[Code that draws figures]
^^^^^^^^

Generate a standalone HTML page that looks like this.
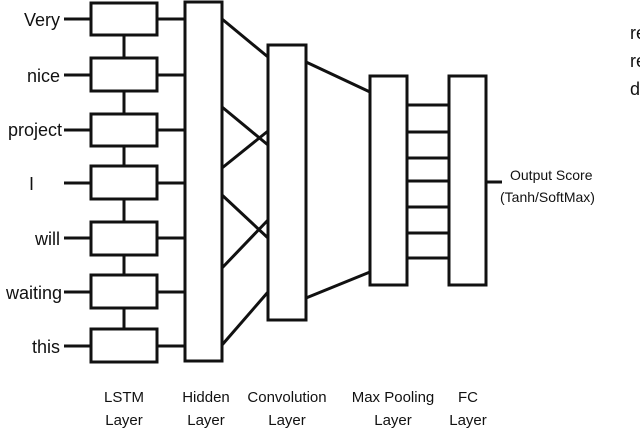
<!DOCTYPE html>
<html><head><meta charset="utf-8"><style>
body{margin:0;background:#fff;width:640px;height:428px;overflow:hidden}
svg{display:block}
text{font-family:"Liberation Sans",sans-serif;fill:#111}
</style></head><body>
<svg width="640" height="428" viewBox="0 0 640 428" xmlns="http://www.w3.org/2000/svg">
<g stroke="#111" stroke-width="3" fill="none">
<!-- LSTM vertical chain -->
<line x1="124" y1="35" x2="124" y2="329"/>
<!-- word lines & lstm->hidden -->
<g>
<line x1="64" y1="19" x2="91" y2="19"/><line x1="157" y1="19" x2="185" y2="19"/>
<line x1="64" y1="75" x2="91" y2="75"/><line x1="157" y1="75" x2="185" y2="75"/>
<line x1="64" y1="130" x2="91" y2="130"/><line x1="157" y1="130" x2="185" y2="130"/>
<line x1="64" y1="183" x2="91" y2="183"/><line x1="157" y1="183" x2="185" y2="183"/>
<line x1="64" y1="238" x2="91" y2="238"/><line x1="157" y1="238" x2="185" y2="238"/>
<line x1="64" y1="292" x2="91" y2="292"/><line x1="157" y1="292" x2="185" y2="292"/>
<line x1="64" y1="346" x2="91" y2="346"/><line x1="157" y1="346" x2="185" y2="346"/>
</g>
<g fill="#fff">
<rect x="91" y="3" width="66" height="32"/>
<rect x="91" y="58" width="66" height="33"/>
<rect x="91" y="114" width="66" height="32"/>
<rect x="91" y="166" width="66" height="33"/>
<rect x="91" y="222" width="66" height="33"/>
<rect x="91" y="275" width="66" height="33"/>
<rect x="91" y="329" width="66" height="33"/>
</g>
<rect x="185" y="2" width="37" height="359"/>
<rect x="268" y="45" width="38" height="275"/>
<!-- hidden -> conv -->
<line x1="222" y1="19" x2="268" y2="57"/>
<line x1="222" y1="107" x2="268" y2="145"/>
<line x1="222" y1="168" x2="268" y2="131"/>
<line x1="222" y1="195" x2="268" y2="238"/>
<line x1="222" y1="268" x2="268" y2="220"/>
<line x1="222" y1="345" x2="268" y2="292"/>
<!-- conv -> maxpool -->
<line x1="306" y1="62" x2="370" y2="92"/>
<line x1="306" y1="298" x2="370" y2="272"/>
<rect x="370" y="76" width="37" height="209"/>
<rect x="449" y="76" width="37" height="209"/>
<line x1="407" y1="105" x2="449" y2="105"/>
<line x1="407" y1="132" x2="449" y2="132"/>
<line x1="407" y1="158" x2="449" y2="158"/>
<line x1="407" y1="181" x2="449" y2="181"/>
<line x1="407" y1="207" x2="449" y2="207"/>
<line x1="407" y1="233" x2="449" y2="233"/>
<line x1="407" y1="258" x2="449" y2="258"/>
<line x1="486" y1="182" x2="502" y2="182"/>
</g>
<g font-size="18" text-anchor="end">
<text x="60" y="26">Very</text>
<text x="60" y="82">nice</text>
<text x="62" y="136">project</text>
<text x="34" y="190">I</text>
<text x="60" y="245">will</text>
<text x="62" y="299">waiting</text>
<text x="60" y="353">this</text>
</g>
<g font-size="14">
<text x="510" y="180">Output Score</text>
<text x="500" y="202">(Tanh/SoftMax)</text>
</g>
<g font-size="15" text-anchor="middle">
<text x="124" y="402">LSTM</text><text x="124" y="425">Layer</text>
<text x="206" y="402">Hidden</text><text x="206" y="425">Layer</text>
<text x="287" y="402">Convolution</text><text x="287" y="425">Layer</text>
<text x="393" y="402">Max Pooling</text><text x="393" y="425">Layer</text>
<text x="468" y="402">FC</text><text x="468" y="425">Layer</text>
</g>
<g font-size="18" style="font-family:'Liberation Serif',serif">
<text x="630" y="39">re</text>
<text x="630" y="67">re</text>
<text x="630" y="95">d</text>
</g>
</svg>
</body></html>
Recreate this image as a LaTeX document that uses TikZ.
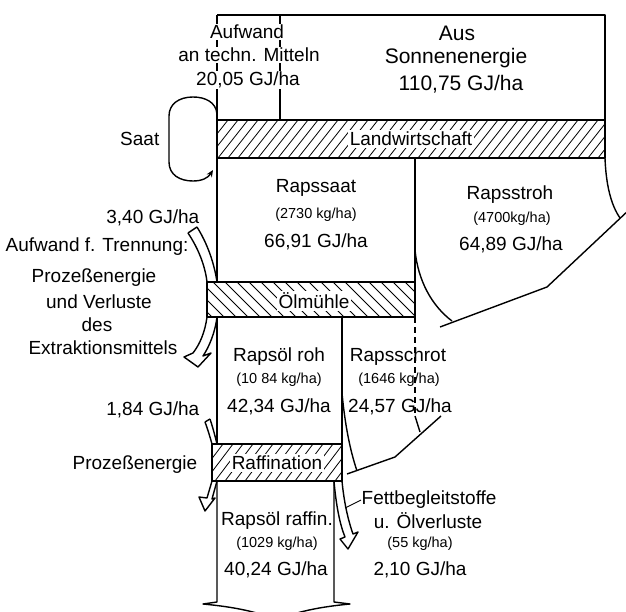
\documentclass[tikz,border=0pt]{standalone}
\usepackage{fontspec}
\setmainfont{Liberation Sans}
\usetikzlibrary{arrows.meta}
\begin{document}
\begin{tikzpicture}[x=1pt,y=-1pt, line width=1.4pt, line join=round,
 t/.style={font=\fontsize{19}{19}\selectfont, inner sep=1pt},
 tb/.style={font=\fontsize{21}{21}\selectfont, inner sep=1pt},
 s/.style={font=\fontsize{14.5}{14.5}\selectfont, inner sep=1pt},
 wt/.style={fill=white},
 hatch/.style={line width=0.8pt}]
\useasboundingbox (0,0) rectangle (626,612);
\clip (0,0) rectangle (626,612);

% ---------- top frame ----------
\draw (217,15) -- (605,15) -- (605,120);
\draw (217,15) -- (217,282);
\draw (280,15) -- (280,120);
\node[t,wt] (aufw) at (247,32) {Aufwand};
\node[t,wt] (techn) at (249,55) {an techn. Mitteln};
\node[t,wt] (e2005) at (248,80) {20,05 GJ/ha};
\node[tb] (aus) at (457,33) {Aus};
\node[tb] (sonne) at (456,58) {Sonnenenergie};
\node[tb] (e11075) at (461,84) {110,75 GJ/ha};

% ---------- Saat loop ----------
\draw[-{Stealth[length=7pt,width=6pt]}] (217,114) .. controls (216,102) and (205,97) .. (193,97)
  .. controls (179,97) and (169,104) .. (169,116) -- (169,162)
  .. controls (169,175) and (180,181) .. (193,181)
  .. controls (202,181) and (208,178) .. (213,170);
\node[t,anchor=east] (saat) at (161,139) {Saat};

% ---------- Landwirtschaft bar ----------
\begin{scope}
 \clip (217,120) rectangle (605,158);
 \foreach \k in {178,188,...,610} \draw[hatch] (\k,158) -- ++(30,-38);
\end{scope}
\draw (217,120) rectangle (605,158);
\node[t,wt,inner sep=2pt] (landw) at (411,139) {Landwirtschaft};

% ---------- Rapssaat / Rapsstroh ----------
\draw (415,158) -- (415,282);
\draw (415,250) .. controls (418,281) and (432,306) .. (452,321);
\draw (605,158) .. controls (606,185) and (611,205) .. (620,218);
\draw (630,209) -- (547,287) -- (440,327);
\node[t] (rsaat) at (316,188) {Rapssaat};
\node[s] (m2730) at (316,215) {(2730 kg/ha)};
\node[t] (e6691) at (316,242) {66,91 GJ/ha};
\node[t] (rstroh) at (510,195) {Rapsstroh};
\node[s] (m4700) at (512,219) {(4700kg/ha)};
\node[t] (e6489) at (511,245) {64,89 GJ/ha};

% ---------- Trennung input / loss ----------
\draw (188,233) -- (197,227);
\draw (188,233) .. controls (198,248) and (205,265) .. (207,282);
\draw (197,227) .. controls (207,243) and (214,262) .. (217,282);
\draw (207,317) .. controls (205,332) and (200,344) .. (193,353)
  -- (184,357) -- (198,367) -- (211,353) -- (203,356)
  .. controls (209,347) and (215,333) .. (217,317);
\node[t,anchor=east] (e340) at (201,218) {3,40 GJ/ha};
\node[t] (trenn) at (97,247) {Aufwand f. Trennung:};
\node[t] (proz1) at (94,278) {Prozeßenergie};
\node[t] (verl) at (99,302) {und Verluste};
\node[t] (des) at (97,325) {des};
\node[t] (extr) at (103,348) {Extraktionsmittels};

% ---------- Oelmuehle bar ----------
\begin{scope}
 \clip (207,282) rectangle (415,317);
 \foreach \k in {165,177,...,420} \draw[hatch] (\k,282) -- ++(35,35);
\end{scope}
\draw (207,282) rectangle (415,317);
\node[t,wt,inner sep=2pt] (oelm) at (314,301) {Ölmühle};

% ---------- Rapsöl roh / Rapsschrot ----------
\draw (217,317) -- (217,444);
\draw (342,317) -- (342,444);
\draw (342,393) .. controls (345,425) and (350,450) .. (357,471);
\draw[dashed,dash pattern=on 6pt off 4pt] (415,317) -- (415,416);
\draw (415,416) -- (420,432);
\draw (441,416) -- (395,457) -- (347,474);
\node[t] (roh) at (279,357) {Rapsöl roh};
\node[s] (m1084) at (279,380) {(10 84 kg/ha)};
\node[t] (e4234) at (279,407) {42,34 GJ/ha};
\node[t] (schrot) at (398,357) {Rapsschrot};
\node[s] (m1646) at (399,380) {(1646 kg/ha)};
\node[t] (e2457) at (400,407) {24,57 GJ/ha};

% ---------- Raffination input / loss ----------
\draw (205,422) -- (210,419);
\draw (205,422) .. controls (208,430) and (210,437) .. (212,444);
\draw (210,419) .. controls (213,428) and (215,436) .. (217,444);
\draw (212,481) -- (207,498) -- (199,497) -- (205,511) -- (215,498) -- (212,499) -- (217,481);
\node[t,anchor=east] (e184) at (201,410) {1,84 GJ/ha};
\node[t,anchor=east] (proz2) at (199,465) {Prozeßenergie};

% ---------- Raffination bar ----------
\begin{scope}
 \clip (212,444) rectangle (342,481);
 \foreach \k in {175,185,...,345} \draw[hatch] (\k,481) -- ++(28,-37);
\end{scope}
\draw (212,444) rectangle (342,481);
\node[t,wt,inner sep=2pt] (raff) at (277,463) {Raffination};

% ---------- bottom ----------
\draw (217,481) -- (217,602) -- (203,604) .. controls (235,607) and (258,612) .. (277,620);
\draw (334,481) -- (334,602) -- (350,604) .. controls (318,607) and (296,612) .. (277,620);
\draw (334,481) .. controls (336,505) and (340,525) .. (345,537)
  -- (340,539) -- (348,549) -- (358,532) -- (353,534)
  .. controls (348,520) and (344,502) .. (342,481);
\draw[line width=0.9pt] (361,500) -- (345,508);
\node[t] (raffin) at (277,521) {Rapsöl raffin.};
\node[s] (m1029) at (277,544) {(1029 kg/ha)};
\node[t] (e4024) at (276,570) {40,24 GJ/ha};
\node[t,anchor=west] (fett) at (360,500) {Fettbegleitstoffe};
\node[t] (oelv) at (428,521) {u. Ölverluste};
\node[s] (m55) at (420,544) {(55 kg/ha)};
\node[t] (e210) at (420,570) {2,10 GJ/ha};
\end{tikzpicture}
\end{document}
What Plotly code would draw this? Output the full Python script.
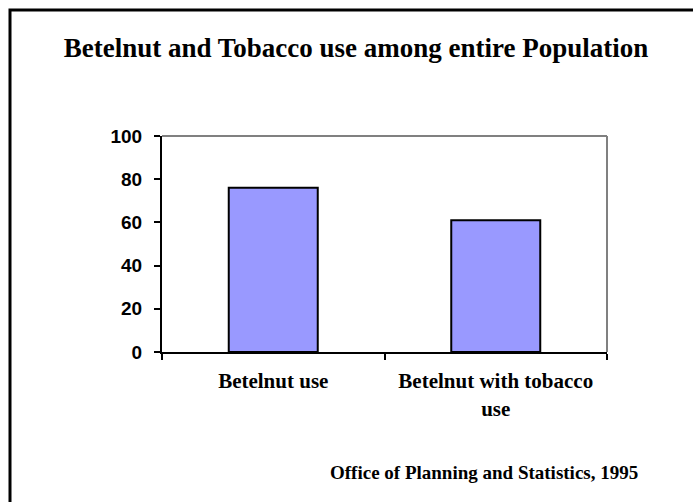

^^^^^^^^

Go to the line containing "Recreate this image" and copy exactly from there through the line containing "sep=2pt] (landw) at", both included, and nothing more. Pictures are excluded.

Recreate this image as a LaTeX document that uses TikZ.
\documentclass[tikz,border=0pt]{standalone}
\usepackage{fontspec}
\setmainfont{Liberation Sans}
\usetikzlibrary{arrows.meta}
\begin{document}
\begin{tikzpicture}[x=1pt,y=-1pt, line width=1.4pt, line join=round,
 t/.style={font=\fontsize{19}{19}\selectfont, inner sep=1pt},
 tb/.style={font=\fontsize{21}{21}\selectfont, inner sep=1pt},
 s/.style={font=\fontsize{14.5}{14.5}\selectfont, inner sep=1pt},
 wt/.style={fill=white},
 hatch/.style={line width=0.8pt}]
\useasboundingbox (0,0) rectangle (626,612);
\clip (0,0) rectangle (626,612);

% ---------- top frame ----------
\draw (217,15) -- (605,15) -- (605,120);
\draw (217,15) -- (217,282);
\draw (280,15) -- (280,120);
\node[t,wt] (aufw) at (247,32) {Aufwand};
\node[t,wt] (techn) at (249,55) {an techn. Mitteln};
\node[t,wt] (e2005) at (248,80) {20,05 GJ/ha};
\node[tb] (aus) at (457,33) {Aus};
\node[tb] (sonne) at (456,58) {Sonnenenergie};
\node[tb] (e11075) at (461,84) {110,75 GJ/ha};

% ---------- Saat loop ----------
\draw[-{Stealth[length=7pt,width=6pt]}] (217,114) .. controls (216,102) and (205,97) .. (193,97)
  .. controls (179,97) and (169,104) .. (169,116) -- (169,162)
  .. controls (169,175) and (180,181) .. (193,181)
  .. controls (202,181) and (208,178) .. (213,170);
\node[t,anchor=east] (saat) at (161,139) {Saat};

% ---------- Landwirtschaft bar ----------
\begin{scope}
 \clip (217,120) rectangle (605,158);
 \foreach \k in {178,188,...,610} \draw[hatch] (\k,158) -- ++(30,-38);
\end{scope}
\draw (217,120) rectangle (605,158);
\node[t,wt,inner sep=2pt] (landw) at (411,139) {Landwirtschaft};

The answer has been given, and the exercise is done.